Four decades ago, officials from countries around the world signed the Treaty on the Non-Proliferation of Nuclear Weapons (NPT), pledging to bring the spread of those weapons to a halt. The treaty also pledged the signatories that possessed said weapons at the time—such as the United States—to get rid of their nuclear arms. So, how have the now 189 countries who eventually signed the NPT done in progressing toward this long-term goal?
Tad Daley in The Huffington Post:
The Bush Administration has concentrated enormous diplomatic firepower on keeping Iran from acquiring nuclear weapons, and on persuading North Korea to give up the nuclear weapons—even if few and small and unreliable—that most experts believe it constructed as early as 2002.

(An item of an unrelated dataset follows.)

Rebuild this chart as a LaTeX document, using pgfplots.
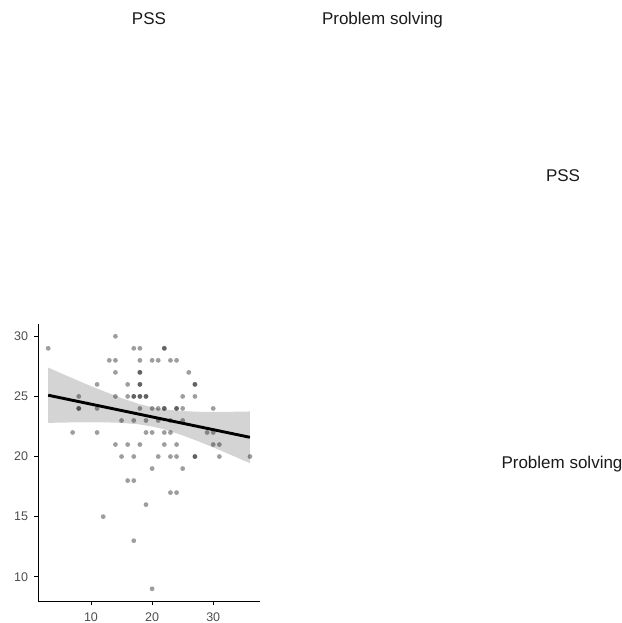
\documentclass[border=0pt]{standalone}
\usepackage{pgfplots}
\pgfplotsset{compat=1.18}
\usepackage{fontspec}
\setmainfont{Liberation Sans}
\definecolor{striptext}{HTML}{1A1A1A}
\definecolor{ticktext}{HTML}{4D4D4D}
\begin{document}
\begin{tikzpicture}[x=1pt,y=1pt]
\path[use as bounding box] (0,0) rectangle (621,623);
% facet strip labels
\tikzset{strip/.style={font=\fontsize{17}{20}\selectfont, text=striptext, anchor=base, inner sep=0pt}}
\node[strip] at (149,598.7) {PSS};
\node[strip] at (382.5,598.7) {Problem solving};
\node[strip] at (563,441.3) {PSS};
\node[strip] at (562,154) {Problem solving};
\begin{axis}[
  at={(38.1pt,21.6pt)}, anchor=south west,
  scale only axis, width=221.9pt, height=277.7pt,
  xmin=1.35, xmax=37.65, ymin=7.95, ymax=31.05,
  axis lines=left,
  axis line style={-, black, line width=0.8pt},
  xtick={10,20,30}, ytick={10,15,20,25,30},
  tick align=outside, major tick length=4pt,
  tick style={black, line width=0.8pt},
  /pgf/number format/assume math mode=true,
  ticklabel style={font=\fontsize{12.5}{14}\selectfont, text=ticktext},
  yticklabel style={xshift=-2.5pt},
  xticklabel style={yshift=-3.5pt},
  clip=false,
]
\addplot[only marks, mark=*, mark size=2.4pt, draw=none,
  mark options={draw opacity=0, fill=black, fill opacity=0.38}] table {
x y
3 29
14 30
17 29
18 29
13 28
14 28
18 28
14 27
18 27
18 27
11 26
16 26
18 26
18 26
8 25
14 25
16 25
17 25
17 25
18 25
18 25
19 25
19 25
8 24
8 24
11 24
18 24
15 23
17 23
19 23
7 22
11 22
19 22
14 21
16 21
18 21
15 20
17 20
22 29
22 29
20 28
21 28
23 28
24 28
26 27
27 26
27 26
25 25
27 25
20 24
21 24
22 24
22 24
24 24
24 24
25 24
30 24
21 23
23 23
25 23
20 22
22 22
23 22
29 22
30 22
22 21
24 21
30 21
31 21
21 20
23 20
24 20
27 20
27 20
31 20
36 20
20 19
25 19
16 18
17 18
23 17
24 17
19 16
12 15
17 13
20 9
};
% confidence band
\addplot[fill=black, fill opacity=0.17, draw=none] coordinates {
(3,27.40) (6,26.73) (9,26.07) (12,25.45) (15,24.86) (18,24.35) (20,24.10)
(22,23.92) (25,23.78) (28,23.72) (31,23.71) (34,23.73) (36,23.75)
(36,19.45) (34,19.89) (31,20.55) (28,21.18) (25,21.76) (22,22.26) (20,22.50)
(18,22.67) (15,22.80) (12,22.85) (9,22.85) (6,22.83) (3,22.80)
} -- cycle;
% regression line
\addplot[black, line width=2.9pt] coordinates {(3,25.10) (36,21.60)};
\end{axis}
\end{tikzpicture}
\end{document}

Indeed, it has not hesitated to rattle its military sword and even its nuclear sword, by incessantly repeating the mantra—as the president did in Europe regarding Iran just last month—“all options are on the table.”
At the same time, however, the Administration is proceeding to build something called a “reliable replacement warhead,” that will eventually replace every nuclear warhead category in the U.S. arsenal. And during its very first year in office, in its “Nuclear Posture Review,” it set in motion plans to deploy a new generation of long-range missiles to deliver nuclear weapons in 2020, a new submarine to deliver nuclear weapons in 2030, and a new long-range heavy bomber to deliver nuclear weapons in 2040.
Just in time for the centennial, in 2045, of the dawn of the atomic age.